Und so erleben wir die Initiierung einer jungen Frau, die zur Hexe wird. Sie selbst, die das puritanische Leben von ihrer Familie am meisten ablehnt, bittet zu Beginn des Films noch Gott sich ihrer Seele anzunehmen, da sie weiß, dass sie im Innern ein nicht in gleicher Weise demütiges Leben führt. Jedoch all die Zweifel und Beschuldigungen ihrer Familie lassen sie diese von ihnen vermutete und somit zugedachte Rolle nach und nach einnehmen. Schon im Streit mit ihren beiden jüngeren Geschwistern Mercy und Jonas bezichtigt sie sich selbst, eine Hexe zu sein, sogar jene, die Samuel gestohlen hat. Sie behauptet es natürlich im Affekt. Jedoch ist es genau das: es sind die Handlungen und Reaktionen der einzelnen Protagonisten im Affekt, die jene Familientragödie ihren Lauf nehmen lassen. Nicht etwa, weil sie nicht gottesfürchtig genug waren, sondern weil solch ein von Angst und Hölle bestimmtes Leben kein selbstbestimmtes ist. Der Acker, der sich als kaum Früchte tragender herausstellt, stellt den Nährboden für ein von Zweifel, Schuld und Sünde geprägtes Leben. Er dient als Metapher für das Leben dieser uns gezeigten puritanischen Familie. Die Verweisung aus der Gemeinde setzt das Leben der Sieben auf einen Zustand Null. Sie werden zu jenen aus dem Paradies Vertriebenen, denen es nur unter größten Anstrengungen möglich ist, ein Leben in der Welt zu führen. Doch da wir auch um die Sage von Kain und Abel wissen, wissen wir, es wird ihnen nicht möglich sein. Erschlagen werden sie sich gegenseitig, im Namen Gottes und seines Sohnes. Von diesen im Stich gelassen, den Teufel in allem sehend, von der Hexe im Wald geholt, bleibt am Ende nur Thomasin übrig, die ihre Mutter mit einem Messer tötet, als diese versucht sie zu erwürgen.

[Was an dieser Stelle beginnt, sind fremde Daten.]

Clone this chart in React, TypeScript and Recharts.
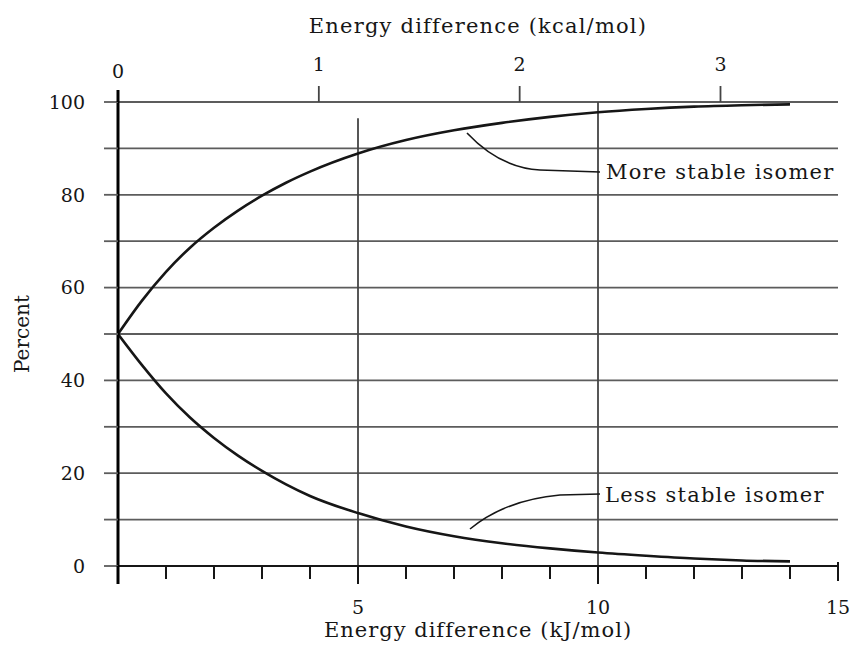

Am Abend betritt Thomasin den Stall, um den Schwarzen Phillip zu sprechen, der ihren Vater getötet hat. Phillip antwortet und erscheint ihr in menschlicher Gestalt, der Gestalt eines Junkers. Er verspricht ihr ein freies Leben in Lust, wenn sie sich in das nun vor ihr liegende Buch einträgt. Thomasin willigt ein und geht nackt mit ihm (wieder in der Gestalt des Ziegenbocks) in den Wald. Wir sehen: Ein Hexenzirkel nimmt sie in ihrer Mitte auf.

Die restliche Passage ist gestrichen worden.